While investment in controversial weapons such as cluster bombs and landmines as defined in international treaties is banned — a status that is well-established in the asset management industry — Laud believes defence can be seen as sustainable.
Companies would still need to be assessed individually, as would the weapons they make and which countries these were sold to, “but we would not exclude defence as a principle”.
Morningstar’s analysis also shows the number of European ESG funds holding more than 5 per cent in aerospace and defence companies tripled, going from 22 to 66 in the past two years.
BNP Paribas ETFs, including its Easy CAC 40® ESG UCITS ETF, have breached 10 per cent of holdings in aerospace and defence, as has Paris-based Amundi’s Index Solutions CAC 40 ESG. Amundi declined to comment.
Michael Field, Morningstar’s European Equity Strategist, said the sector had “always been an ESG minefield, but this too is shifting in investors’ minds” with managers viewing it more “with an open mind” in the wake of the conflict in Ukraine.
The value of the funds’ aerospace and defence sector holdings are still small relative to their overall assets, accounting for less than 1 per cent of the €1.5tn held.

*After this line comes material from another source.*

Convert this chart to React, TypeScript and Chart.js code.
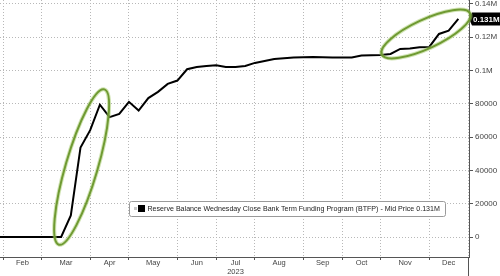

However, the sector has gone from a “relatively uninteresting sector in a lot of investors’ minds” to one that many now “feel they need to be invested in, otherwise they may get left behind”, Field said.
The MSCI Europe aerospace and defence index has risen by 1.8 times since the start of 2022 as shares in leading contractors have soared. In the wider investment market, holdings in defence-themed mutual funds and exchange traded funds more than tripled from $5.8bn in Jan 2022 to $17.6bn July 2024, according to data from LSEG Lipper.

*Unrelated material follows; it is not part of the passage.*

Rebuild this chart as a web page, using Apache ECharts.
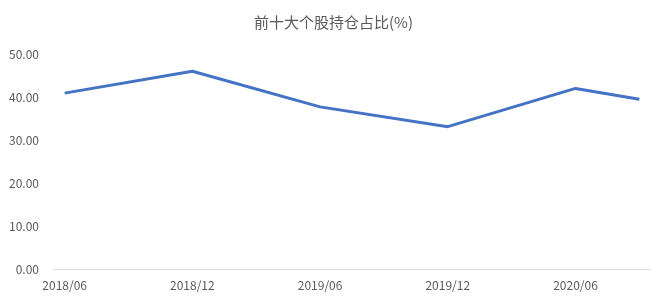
<!DOCTYPE html>
<html>
<head>
<meta charset="utf-8">
<script src="https://cdn.jsdelivr.net/npm/echarts@6/dist/echarts.min.js"></script>
<style>html,body{margin:0;padding:0;background:#fff;}#c{width:667px;height:303px;}</style>
</head>
<body>
<div id="c"></div>
<script>
// Reporting dates and values
const dates = ['2018/06', '2018/12', '2019/06', '2019/12', '2020/06', '2020/09'];
const values = [40.9, 46.0, 37.7, 33.1, 42.0, 39.5];
const yTicks = [0, 10, 20, 30, 40, 50];

// Build a monthly category axis spanning the reported dates
function toMonths(a, b) {
  const [ya, ma] = a.split('/').map(Number);
  const [yb, mb] = b.split('/').map(Number);
  const out = [];
  let y = ya, m = ma;
  while (y < yb || (y === yb && m <= mb)) {
    out.push(y + '/' + String(m).padStart(2, '0'));
    m++; if (m > 12) { m = 1; y++; }
  }
  return out;
}
const months = toMonths(dates[0], dates[dates.length - 1]);
const seriesData = months.map(mo => {
  const i = dates.indexOf(mo);
  return i >= 0 ? values[i] : null;
});

const chart = echarts.init(document.getElementById('c'));
const font = '"Noto Sans CJK SC", "Noto Sans", sans-serif';
chart.setOption({
  animation: false,
  title: {
    text: '前十大个股持仓占比(%)',
    left: 'center', top: 10,
    textStyle: { fontFamily: font, fontSize: 15, fontWeight: 'normal', color: '#595959' }
  },
  grid: { left: 54, right: 17, top: 54, bottom: 34 },
  xAxis: {
    type: 'category',
    data: months,
    boundaryGap: true,
    axisLine: { lineStyle: { color: '#d9d9d9', width: 1 } },
    axisTick: { interval: 5, length: 4, lineStyle: { color: '#d9d9d9' } },
    axisLabel: { interval: 5, margin: 10, color: '#595959', fontSize: 12, fontFamily: font }
  },
  yAxis: {
    type: 'value',
    min: yTicks[0], max: yTicks[yTicks.length - 1], interval: 10,
    axisLine: { show: false },
    axisTick: { show: false },
    splitLine: { show: false },
    axisLabel: { margin: 15, color: '#595959', fontSize: 12, fontFamily: font,
      formatter: v => v.toFixed(2) }
  },
  series: [{
    type: 'line',
    data: seriesData,
    connectNulls: true,
    showSymbol: false,
    symbol: 'none',
    lineStyle: { color: '#4472C4', width: 3 }
  }]
});
</script>
</body>
</html>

In the US, the value of ESG funds’ exposure to aerospace and defence rose to €1.2bn in the second quarter of 2024, up from €779mn in the second quarter of 2022, according to Morningstar.
BlackRock’s iShares ESG Aware MSCI USA, one of the world’s largest ESG funds, includes US defence giants RTX and Northrop Grumman, as well as industrial conglomerate Honeywell. RTX and Northrop have both benefited from Pentagon orders, including for missiles and rocket motors.
The fund tracks an underlying index provided by MSCI, and excludes controversial weapons and producers and retailers of civilian firearms.
Policymakers in the UK and Europe are continuing to push investors to back the sector.
In the UK, the new Labour government has promised to introduce a law to regulate agencies that evaluate the ESG performance of companies amid concerns over a lack of transparency in the ratings process. Defence sector executives have previously warned that overcautious or misapplied ESG considerations often impacted the ability of the sector to attract investment and secure financial services.
David Coombs, head of multi-asset investments at Rathbones, said that while the UK-based manager had not added defence stocks to its sustainable funds, it considered “ESG risk” as part of a general risk analysis across its all its funds.
For example, Rathbones has held Lockheed Martin since 2016, over which time the stock’s ESG risk has continually fallen according to its analysis.
But exposure to defence can cut both ways. “You’ve got defence stocks that might be selling to the Israeli military. [There, the] ESG risk is super high,” Coombs added.
Student protests have targeted universities with calls for divestment from companies linked to the conflict in Gaza.